- **EXERCISE REQUIREMENTS**
Start at the line containing "Convert this chart to matplotlib code.", stop at the line containing "linewidth=0.8, zorder=3)", and set down every line in that stretch exactly as written, and nothing else.

- **Records with drawing code**
####
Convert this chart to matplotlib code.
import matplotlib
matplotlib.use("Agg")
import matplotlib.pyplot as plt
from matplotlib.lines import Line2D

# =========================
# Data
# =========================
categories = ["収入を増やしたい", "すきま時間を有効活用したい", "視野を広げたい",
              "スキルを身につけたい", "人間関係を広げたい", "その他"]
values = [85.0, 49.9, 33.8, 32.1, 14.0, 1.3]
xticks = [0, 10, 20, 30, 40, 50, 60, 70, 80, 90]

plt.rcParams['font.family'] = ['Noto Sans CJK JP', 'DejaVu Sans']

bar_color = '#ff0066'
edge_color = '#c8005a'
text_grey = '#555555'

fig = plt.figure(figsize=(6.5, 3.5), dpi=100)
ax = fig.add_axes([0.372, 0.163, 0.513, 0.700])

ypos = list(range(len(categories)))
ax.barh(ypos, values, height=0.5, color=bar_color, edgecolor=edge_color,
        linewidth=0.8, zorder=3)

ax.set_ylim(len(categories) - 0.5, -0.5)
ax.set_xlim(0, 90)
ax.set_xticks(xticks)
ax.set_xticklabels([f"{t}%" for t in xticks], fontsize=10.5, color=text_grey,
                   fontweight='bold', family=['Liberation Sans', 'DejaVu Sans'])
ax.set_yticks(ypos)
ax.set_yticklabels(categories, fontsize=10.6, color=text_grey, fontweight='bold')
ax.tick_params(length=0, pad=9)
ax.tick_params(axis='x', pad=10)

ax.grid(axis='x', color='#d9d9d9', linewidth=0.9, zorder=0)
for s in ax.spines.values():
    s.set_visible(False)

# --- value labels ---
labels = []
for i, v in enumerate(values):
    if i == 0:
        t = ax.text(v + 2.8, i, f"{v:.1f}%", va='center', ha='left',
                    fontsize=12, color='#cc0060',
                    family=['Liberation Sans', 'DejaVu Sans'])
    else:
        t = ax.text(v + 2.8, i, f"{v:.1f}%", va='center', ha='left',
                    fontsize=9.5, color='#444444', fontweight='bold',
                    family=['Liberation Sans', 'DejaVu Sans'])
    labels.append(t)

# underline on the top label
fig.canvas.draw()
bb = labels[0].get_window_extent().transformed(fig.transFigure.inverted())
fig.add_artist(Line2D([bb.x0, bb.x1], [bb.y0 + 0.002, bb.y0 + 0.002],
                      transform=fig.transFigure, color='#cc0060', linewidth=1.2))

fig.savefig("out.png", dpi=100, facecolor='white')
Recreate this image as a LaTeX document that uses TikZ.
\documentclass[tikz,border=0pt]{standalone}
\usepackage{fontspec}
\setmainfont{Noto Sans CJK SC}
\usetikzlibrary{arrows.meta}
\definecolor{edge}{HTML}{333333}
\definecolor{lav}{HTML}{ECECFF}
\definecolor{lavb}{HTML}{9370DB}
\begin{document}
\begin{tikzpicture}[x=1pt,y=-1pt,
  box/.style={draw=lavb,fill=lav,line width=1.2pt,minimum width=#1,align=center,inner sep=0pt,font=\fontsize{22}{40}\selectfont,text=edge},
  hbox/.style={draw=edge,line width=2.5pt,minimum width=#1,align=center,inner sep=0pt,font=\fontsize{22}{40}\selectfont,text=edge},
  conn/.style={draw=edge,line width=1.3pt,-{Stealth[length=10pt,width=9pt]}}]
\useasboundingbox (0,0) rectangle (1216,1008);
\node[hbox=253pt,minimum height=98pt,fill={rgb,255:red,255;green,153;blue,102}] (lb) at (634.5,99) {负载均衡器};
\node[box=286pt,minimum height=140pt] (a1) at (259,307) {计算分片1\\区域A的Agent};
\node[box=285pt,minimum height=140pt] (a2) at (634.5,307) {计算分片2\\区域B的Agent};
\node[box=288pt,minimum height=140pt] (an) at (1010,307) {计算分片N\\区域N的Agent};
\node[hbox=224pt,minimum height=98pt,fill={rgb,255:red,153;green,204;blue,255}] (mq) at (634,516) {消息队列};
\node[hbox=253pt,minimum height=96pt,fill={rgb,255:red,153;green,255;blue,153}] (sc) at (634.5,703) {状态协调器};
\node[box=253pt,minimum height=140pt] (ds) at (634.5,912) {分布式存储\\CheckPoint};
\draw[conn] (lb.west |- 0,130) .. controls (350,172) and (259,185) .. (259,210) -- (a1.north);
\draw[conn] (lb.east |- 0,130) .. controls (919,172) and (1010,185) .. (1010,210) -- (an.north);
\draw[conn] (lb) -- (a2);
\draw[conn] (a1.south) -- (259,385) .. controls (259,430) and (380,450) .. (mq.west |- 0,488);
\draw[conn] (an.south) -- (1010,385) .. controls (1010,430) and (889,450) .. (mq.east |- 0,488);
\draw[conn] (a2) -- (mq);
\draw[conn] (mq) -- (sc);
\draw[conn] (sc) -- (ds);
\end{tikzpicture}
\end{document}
####
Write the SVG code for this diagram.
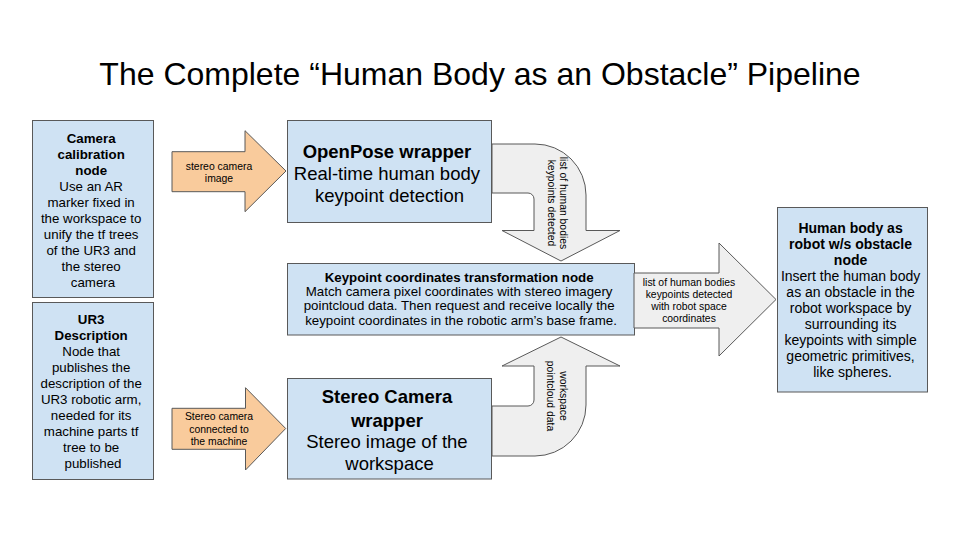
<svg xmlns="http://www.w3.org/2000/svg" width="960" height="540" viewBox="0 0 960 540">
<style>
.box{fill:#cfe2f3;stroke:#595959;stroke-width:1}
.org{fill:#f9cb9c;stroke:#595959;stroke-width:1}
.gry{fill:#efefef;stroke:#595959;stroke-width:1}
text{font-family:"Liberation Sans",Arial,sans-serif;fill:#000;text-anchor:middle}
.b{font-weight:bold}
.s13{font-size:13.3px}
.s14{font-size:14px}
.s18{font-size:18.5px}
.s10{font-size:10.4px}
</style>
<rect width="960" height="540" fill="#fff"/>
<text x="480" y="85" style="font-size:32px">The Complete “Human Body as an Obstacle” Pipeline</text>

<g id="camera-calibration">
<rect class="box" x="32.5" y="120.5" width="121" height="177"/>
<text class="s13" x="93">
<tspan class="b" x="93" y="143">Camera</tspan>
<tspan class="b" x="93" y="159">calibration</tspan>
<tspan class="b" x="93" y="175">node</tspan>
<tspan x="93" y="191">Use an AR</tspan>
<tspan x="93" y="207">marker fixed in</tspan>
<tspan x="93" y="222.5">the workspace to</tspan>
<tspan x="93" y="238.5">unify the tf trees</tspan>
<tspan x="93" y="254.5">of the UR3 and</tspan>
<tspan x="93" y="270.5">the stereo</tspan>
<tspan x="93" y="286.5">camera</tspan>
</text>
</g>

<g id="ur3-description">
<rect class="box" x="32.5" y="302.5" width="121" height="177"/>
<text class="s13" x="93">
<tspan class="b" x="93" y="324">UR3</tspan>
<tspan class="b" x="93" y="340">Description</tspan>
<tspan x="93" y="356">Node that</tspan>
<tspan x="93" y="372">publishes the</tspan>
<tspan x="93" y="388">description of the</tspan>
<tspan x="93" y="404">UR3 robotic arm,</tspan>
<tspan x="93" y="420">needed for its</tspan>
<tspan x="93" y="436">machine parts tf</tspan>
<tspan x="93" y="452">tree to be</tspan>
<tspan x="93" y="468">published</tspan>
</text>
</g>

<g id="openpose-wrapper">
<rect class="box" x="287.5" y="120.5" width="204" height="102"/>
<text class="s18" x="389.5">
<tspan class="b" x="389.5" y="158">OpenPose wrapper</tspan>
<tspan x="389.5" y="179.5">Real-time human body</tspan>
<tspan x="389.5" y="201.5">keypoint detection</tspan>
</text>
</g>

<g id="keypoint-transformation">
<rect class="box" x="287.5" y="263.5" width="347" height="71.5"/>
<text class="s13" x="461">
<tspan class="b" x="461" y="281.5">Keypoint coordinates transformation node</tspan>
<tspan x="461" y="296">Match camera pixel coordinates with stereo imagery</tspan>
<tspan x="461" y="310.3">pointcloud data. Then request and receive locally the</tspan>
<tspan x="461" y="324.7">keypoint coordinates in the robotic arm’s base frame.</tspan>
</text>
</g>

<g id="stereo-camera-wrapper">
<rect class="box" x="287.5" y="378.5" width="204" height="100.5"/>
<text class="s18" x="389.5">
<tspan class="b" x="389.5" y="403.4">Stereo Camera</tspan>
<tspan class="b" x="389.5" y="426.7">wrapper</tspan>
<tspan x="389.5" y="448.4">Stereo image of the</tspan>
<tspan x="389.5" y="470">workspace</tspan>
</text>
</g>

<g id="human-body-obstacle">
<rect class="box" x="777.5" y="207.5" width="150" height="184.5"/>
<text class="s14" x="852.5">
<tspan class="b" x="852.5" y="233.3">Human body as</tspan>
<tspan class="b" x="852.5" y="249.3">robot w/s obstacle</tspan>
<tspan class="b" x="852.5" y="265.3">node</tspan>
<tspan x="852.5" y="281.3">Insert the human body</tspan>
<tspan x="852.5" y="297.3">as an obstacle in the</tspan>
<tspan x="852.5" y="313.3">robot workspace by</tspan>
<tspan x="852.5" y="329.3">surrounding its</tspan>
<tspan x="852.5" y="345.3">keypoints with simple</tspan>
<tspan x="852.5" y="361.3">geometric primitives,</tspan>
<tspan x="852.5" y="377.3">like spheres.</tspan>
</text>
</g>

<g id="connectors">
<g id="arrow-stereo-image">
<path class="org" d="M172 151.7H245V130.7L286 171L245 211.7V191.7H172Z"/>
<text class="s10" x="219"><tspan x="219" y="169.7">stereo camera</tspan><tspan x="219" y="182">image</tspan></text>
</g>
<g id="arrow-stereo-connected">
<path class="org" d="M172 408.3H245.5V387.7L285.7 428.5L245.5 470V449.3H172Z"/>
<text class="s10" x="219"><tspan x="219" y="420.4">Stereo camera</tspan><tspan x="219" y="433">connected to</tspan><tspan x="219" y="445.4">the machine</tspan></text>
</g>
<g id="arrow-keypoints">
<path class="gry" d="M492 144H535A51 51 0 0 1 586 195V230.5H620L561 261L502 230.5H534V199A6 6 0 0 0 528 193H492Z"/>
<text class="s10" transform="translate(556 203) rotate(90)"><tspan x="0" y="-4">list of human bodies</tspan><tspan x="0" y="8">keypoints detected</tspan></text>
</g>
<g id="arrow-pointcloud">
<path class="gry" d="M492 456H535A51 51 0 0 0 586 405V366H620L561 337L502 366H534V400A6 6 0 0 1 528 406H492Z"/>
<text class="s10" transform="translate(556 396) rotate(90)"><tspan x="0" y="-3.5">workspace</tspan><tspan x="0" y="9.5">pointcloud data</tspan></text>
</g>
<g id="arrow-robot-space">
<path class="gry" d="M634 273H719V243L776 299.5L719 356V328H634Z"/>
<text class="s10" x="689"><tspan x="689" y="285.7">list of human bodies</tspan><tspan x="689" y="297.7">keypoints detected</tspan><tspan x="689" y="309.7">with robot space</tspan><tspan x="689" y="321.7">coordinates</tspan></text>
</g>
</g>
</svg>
####
- **FINISHED ANSWER**
Convert this chart to matplotlib code.
import matplotlib
matplotlib.use("Agg")
import matplotlib.pyplot as plt
from matplotlib.lines import Line2D

# =========================
# Data
# =========================
categories = ["収入を増やしたい", "すきま時間を有効活用したい", "視野を広げたい",
              "スキルを身につけたい", "人間関係を広げたい", "その他"]
values = [85.0, 49.9, 33.8, 32.1, 14.0, 1.3]
xticks = [0, 10, 20, 30, 40, 50, 60, 70, 80, 90]

plt.rcParams['font.family'] = ['Noto Sans CJK JP', 'DejaVu Sans']

bar_color = '#ff0066'
edge_color = '#c8005a'
text_grey = '#555555'

fig = plt.figure(figsize=(6.5, 3.5), dpi=100)
ax = fig.add_axes([0.372, 0.163, 0.513, 0.700])

ypos = list(range(len(categories)))
ax.barh(ypos, values, height=0.5, color=bar_color, edgecolor=edge_color,
        linewidth=0.8, zorder=3)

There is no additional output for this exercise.